Comparison of the two different assays, pyrosequencing populations of individual egg/larvae and deep amplicon sequencing of bulk egg/larval DNA preparations to estimate frequency of resistant mutations in the N. battus β-tubulin isotype-1 gene.

Panel A. Scatter-plot of frequencies of resistant mutation at codon 200 generated from deep amplicon sequencing and pyrosequencing. Frequencies generated from sequencing on the x-axis and frequencies generated from pyrosequencing on the y-axis. Lin's Agreement analysis shows (0.961) that overall there is very little difference between the results generated from the two different assays except at the lower frequencies (<20%) when Lins' Agreement estimate drops to 0.460.

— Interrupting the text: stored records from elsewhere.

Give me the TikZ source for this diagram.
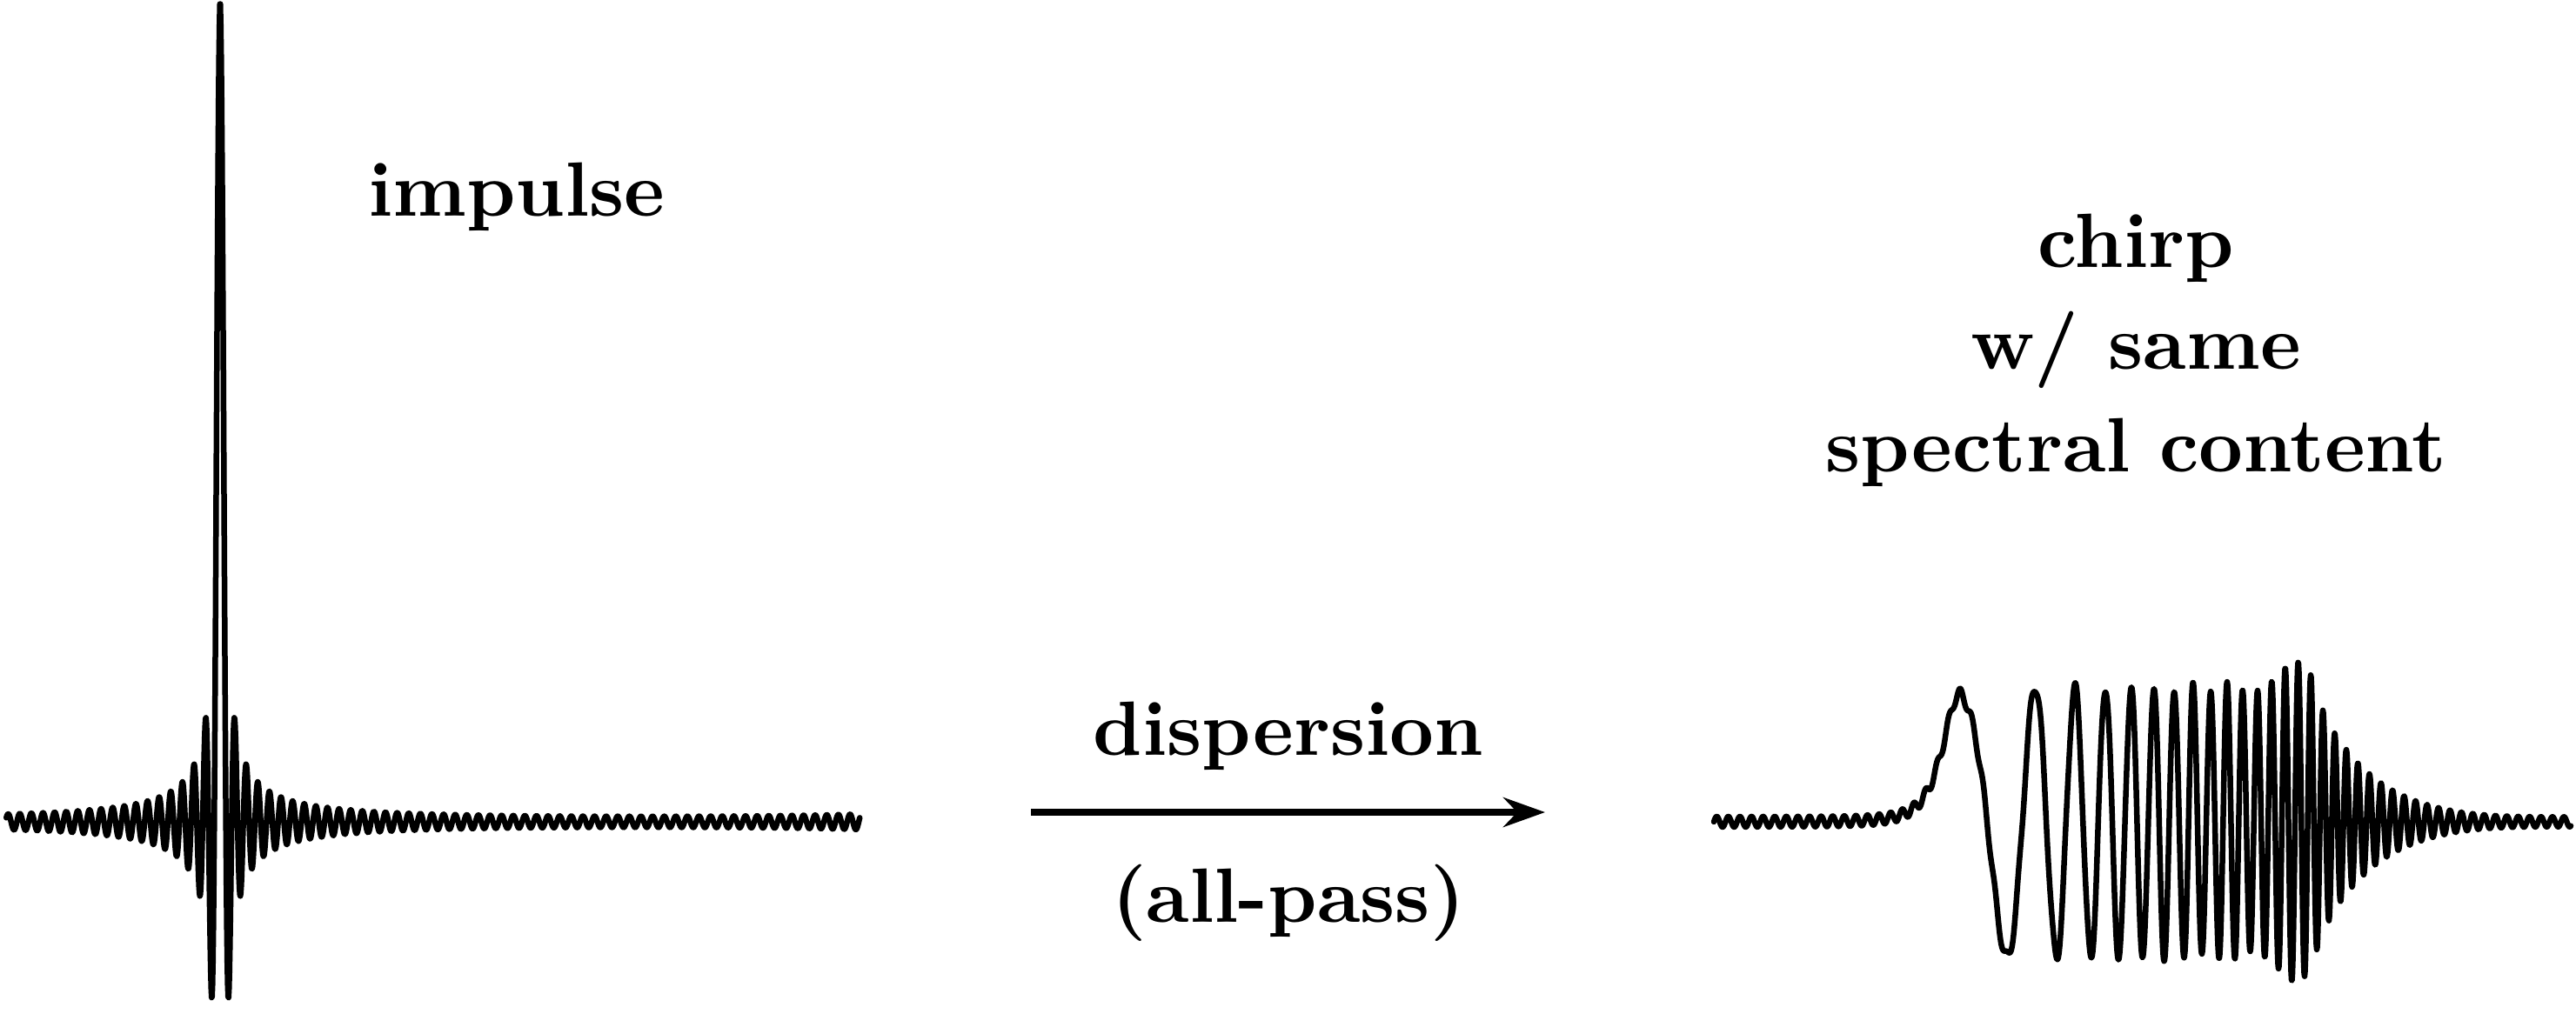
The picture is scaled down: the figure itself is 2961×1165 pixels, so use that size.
\documentclass[tikz,border=0pt]{standalone}
\usepackage{graphicx}
\usetikzlibrary{arrows.meta}
\newcommand\bigtxt[1]{\scalebox{8.85}{\bfseries #1}}
\tikzset{
  declare function={
    dirk(\x) = sin(180*mod((\x-253)/6.6735,2)) / (147*sin(0.183486*(\x-253)));
    erise(\t) = 1/((1+(min(\t-2255,0)/38)^2)^2);
    eenv(\t) = (155 + 25*exp(-min(((\t-2640)/20)^2,20))) * exp(-max(\t-2657,0)/66);
    uu(\t) = min(max(\t-2229,0),456.4);
    phc(\t) = 0.5*(uu(\t)/78)^2 + max(\t-2685.4,0)/13.33;
    chirpy(\t) = erise(\t)*eenv(\t)*cos(360*mod(phc(\t),1)) + 6*sin(360*mod((\t-1970)/13.33,1));
  },
  wave/.style={line width=6.5pt, line join=round, line cap=round},
  lbl/.style={inner sep=0pt, anchor=base},
  arr/.style={line width=7.5pt, -{Stealth[length=48pt,width=34pt,inset=16pt]}}
}
\begin{document}
\begin{tikzpicture}[x=1pt,y=-1pt]
  \useasboundingbox (0,0) rectangle (2961,1165);
  % impulse (periodic sinc)
  \draw[wave] plot[domain=7.25:988.25, samples=1963] ({\x},{945-934*dirk(\x)});
  % chirp
  \draw[wave] plot[domain=1970:2955, samples=1971] ({\x},{945-chirpy(\x)});
  % labels
  \node[lbl] (imp) at (594,248) {\bigtxt{impulse}};
  \node[lbl] (ch1) at (2455,307) {\bigtxt{chirp}};
  \node[lbl] (ch2) at (2455,424) {\bigtxt{w/ same}};
  \node[lbl] (ch3) at (2455,542) {\bigtxt{spectral content}};
  \node[lbl] (disp) at (1481,868) {\bigtxt{dispersion}};
  \node[lbl] (allp) at (1481,1060) {\bigtxt{(all-pass)}};
  % arrow
  \coordinate (a1) at (1185,934);
  \coordinate (a2) at (1776,934);
  \draw[arr] (a1) -- (a2);
\end{tikzpicture}
\end{document}
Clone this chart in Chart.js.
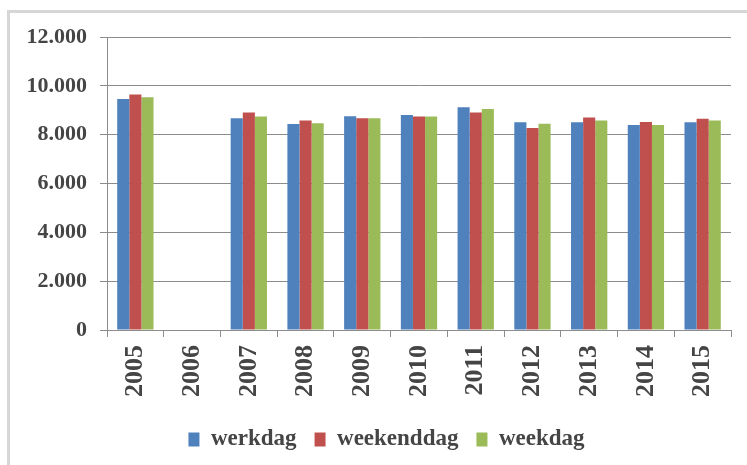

Panel B. Bland-Altman plot comparing F200Y allele frequency results obtained from pyrosequencing vs. deep amplicon sequencing. The mean F200Y allele frequency (x-axis) was plotted against the difference in F200Y allele frequency between the two technologies (y-axis) to explore the variation observed. The dashed lines represent the mean difference and standard deviations with the respective 95% confidence intervals of each indicated by dotted lines.

Panel C. Parallel-sets plot displaying the relative proportions of samples that are either positive i.e. the resistant mutation (200Y) is present on a farm or negative i.e. the resistant mutation is absent on that farm, at a threshold of 1%. The cross-over regions represent the relative proportion of samples that disagree between the assays and were categorised as suspected resistant farms (where one technology identified the F200Y mutation and the other did not). Suspect resistant alleles were more commonly identified by pyrosequencing than deep sequencing.